A question for parents.
jferer
jferer at yahoo.com
Tue Aug 8 19:47:00 UTC 2000
Original Yahoo! HPFG Header:
No: HPFGUIDX C6262
From: jferer
Subject: Re: A question for parents.
Reply To: [Yahoo! #6229] Re: A question for parents.
Date: 8/8/00 3:47 pm (ET)
My six year old has had no trouble with any of the books. I think
well-prepared kids take the books on the level they're ready for. The
rest goes over their head.
What I think JKR has done is interesting and subtle. She's bringing her
young readers along into a more mature view of the world that a lot of
adults haven't acheived. They are learing important things:
1. Bad is really *bad*. This is really important. How many young people
are growing up thinking that the bad guys are cool, or at least really
not that bad? It starts with "monsters" in Scooby-Doo and keeps going
with half-funny Disney villains. There's nothing funny about Voldemort,
and I think that's the way it ought to be. There are things worth fighting
and dying for.
2. Things aren't black and white. Here we are with Fudge, a pleasant
enough old codger, but also a head-in-the-sand apparatchik who just
wants to protect his cushy job, doing evil's work by not stepping up
to the plate against Voldemort; and Snape, a truly nasty so-and-so who
is about to risk his life a second time against evil.
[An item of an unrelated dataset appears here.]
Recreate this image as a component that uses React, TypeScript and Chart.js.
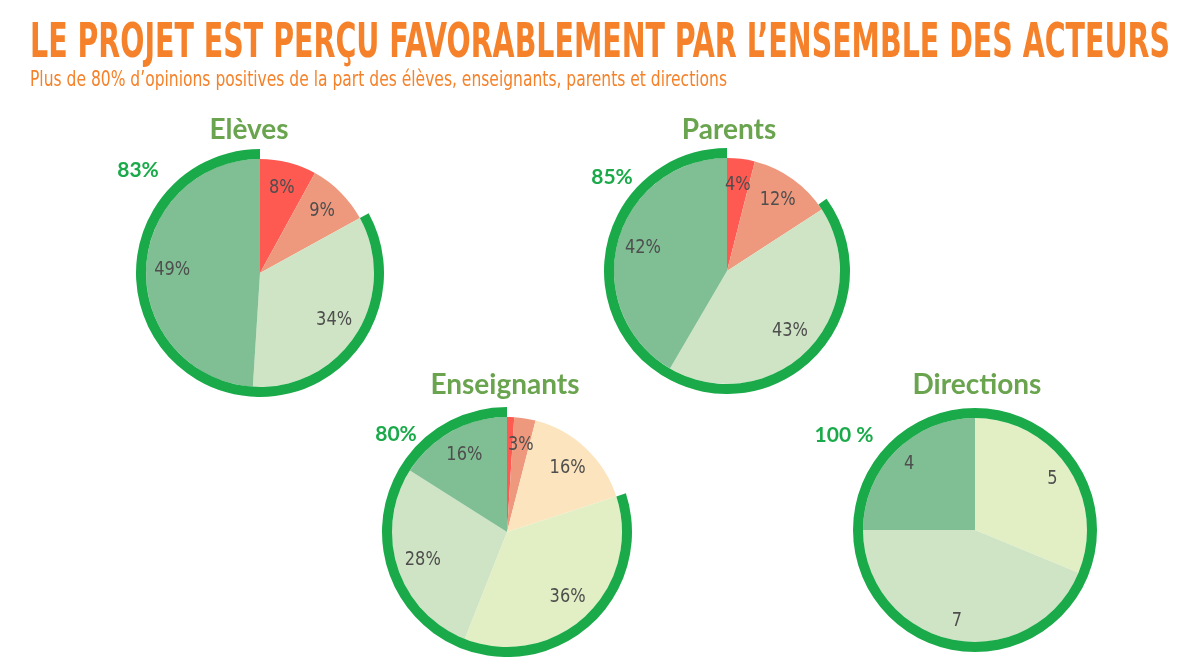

Where else can a
young person get that to chew on?
Another example: Hermione really starts to care about something outside
herself (house-elves), gets energized and caring and motivated, and
finds out it's not as simple as she thought.
3. Heroes pay a price. This rarely happens in the movies or TV. Harry's
been hurt since he was one year old and his parents were slaughtered. Now
he's lost a friend and he's suffered some more, and he isn't done paying.
Where else in literature do you get this? I think JKR is doing a masterful
job at bringing this stuff home to her public.